A slice-of-life story set in the 1960s, Kids on the Slope follows high school freshman Nishimi Kaoru who has just moved to Kyushu. His father is in the navy so Kaoru frequently moves and his constant bouncing around from relative to relative may be the source of his prickly, loner attitude. He’d be content to live quietly, but he gets entangled with Kawabuchi Sentaro, the school “thug” who doesn’t care for school. Though he’s initially against a frienship with the rough Sen and only uses him to get close to Mukae Ritsuko, his crush and Sen’s childhood friend, the two become fast friends through their love for jazz music.
Kids on the Slope drummed up quite a bit of interest before it aired since it reunited director Shinichiro Watanabe with composer Yoko Kanno. The two are best known for their work on the slick, space adventure Cowboy Bebop, a classic among most Western anime fans, so naturally people were eager to see what the duo churn out next. I’m not a big fan of Bebop, but its opening TANK! is one of my favorite anime openings of all time, so with these two helming an anime where music is prominently featured, I knew I wouldn’t be disappointed. Or so I thought.
(Turn off annotations to enjoy without being spoiled)
There isn’t as much focus on music as I thought there would be, which sort of sucks when you have someone as great as Yoko Kanno composing. On the upside, whenever music is featured, it’s never out of place and is used to tie together characters or convey feelings that just can’t be done with words. There are a few great performances, with Sen and Kaoru’s performance at school being the most memorable (posted above), but after the first several episodes, the music becomes almost non-existent in favor of dramatics.
The romance takes center stage for most of the show, and while I couldn’t muster too much interest in the secondary romance because it involved characters I didn’t really care about, I enjoyed the slow and steady build-up of the main love line. However, the latter remains unresolved by the show’s conclusion, making you wonder why we spent so much time on it in the first place if it never ended up going anywhere.

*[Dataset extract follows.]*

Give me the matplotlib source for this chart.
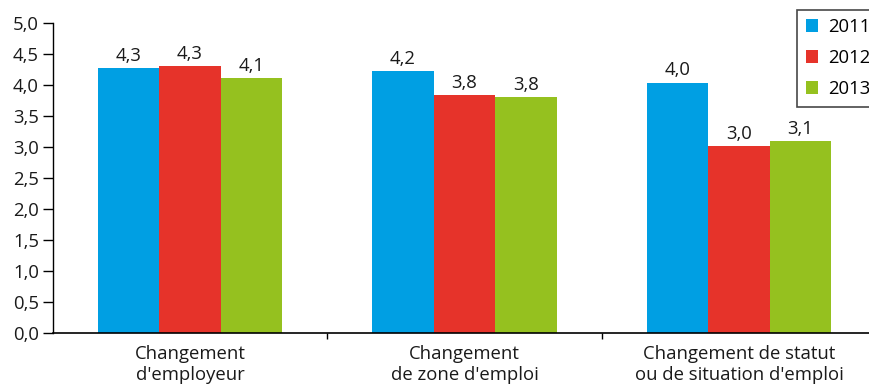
import numpy as np
import matplotlib
matplotlib.use("Agg")
import matplotlib.pyplot as plt
from matplotlib.patches import Patch

plt.rcParams["font.family"] = ["Open Sans", "DejaVu Sans"]

CATEGORIES = ["Changement\nd'employeur", "Changement\nde zone d'emploi",
              "Changement de statut\nou de situation d'emploi"]
YEARS = ["2011", "2012", "2013"]
VALUES = {
    "2011": [4.27, 4.23, 4.04],
    "2012": [4.31, 3.84, 3.02],
    "2013": [4.11, 3.80, 3.10],
}
COLORS = {"2011": "#009FE3", "2012": "#E6332A", "2013": "#95C11F"}
Y_TICKS = [0.0, 0.5, 1.0, 1.5, 2.0, 2.5, 3.0, 3.5, 4.0, 4.5, 5.0]

FS = 13.3


def fmt(v):
    return f"{v:.1f}".replace(".", ",")


fig = plt.figure(figsize=(8.69, 3.84), dpi=100)
ax = fig.add_axes([0.061, 0.133, 0.939, 0.807])

x = np.arange(len(CATEGORIES))
w = 0.224
for i, yr in enumerate(YEARS):
    pos = x + (i - 1) * w
    bars = ax.bar(pos, VALUES[yr], width=w, color=COLORS[yr], edgecolor="none")
    for b, v in zip(bars, VALUES[yr]):
        ax.text(b.get_x() + b.get_width() / 2, v + 0.05, fmt(v),
                ha="center", va="bottom", fontsize=FS, color="#1a1a1a")

ax.set_ylim(0, 5.0)
ax.set_xlim(-0.499, 2.474)
ax.set_yticks(Y_TICKS)
ax.set_yticklabels([fmt(t) for t in Y_TICKS], fontsize=FS, color="#1a1a1a")
ax.tick_params(axis="y", length=7, width=1, direction="out", pad=3)

# category labels, separator ticks between groups
ax.set_xticks(x)
ax.set_xticklabels(CATEGORIES, fontsize=FS, color="#1a1a1a", linespacing=1.15)
ax.tick_params(axis="x", length=0, pad=9)
ax.set_xticks([0.5, 1.5], minor=True)
ax.tick_params(axis="x", which="minor", length=4, width=1, direction="out")

for s in ["top", "right"]:
    ax.spines[s].set_visible(False)
ax.spines["left"].set_linewidth(1)
ax.spines["bottom"].set_linewidth(1.2)

handles = [Patch(facecolor=COLORS[yr], edgecolor="none") for yr in YEARS]
leg = ax.legend(handles, YEARS, loc="upper left", bbox_to_anchor=(0.912, 1.042),
                fontsize=FS, frameon=True, fancybox=False, handlelength=0.7,
                handleheight=0.7, handletextpad=0.5, labelspacing=0.7,
                borderpad=0.45, borderaxespad=0)
leg.get_frame().set_edgecolor("#1a1a1a")
leg.get_frame().set_linewidth(1.2)

fig.savefig("out.png", dpi=100)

Despite its shortcomings, Kids on the Slope manages to be watchable due to Kaoru and Sen’s friendship. These two are the heart and soul of this show and if I didn’t love their dynamic so much, I probably would have dropped it. Their relationship isn’t anything that hasn’t been done before (Kaoru’s the more sensible, level-headed one while Sen’s the loud, outrageous one), but there’s something great about watching two outcasts looking for a place to belong. Whether they’re jamming out or fighting, you never doubt that these are two guys who need each other and will support the other, no matter the situation.
I wouldn’t call Kids on the Slope breezy or light-hearted as the characters face important issues outside of the realm of romance that can’t be easily resolved. Both Sen and Kaoru grapple with family problems and Junichi, a college student that Sen and Ritsuko grew up with, has a few demons to fight. Still, the show maintains a uplifting vibe that manages to capture the spirit of youth, making it good for at least one watch.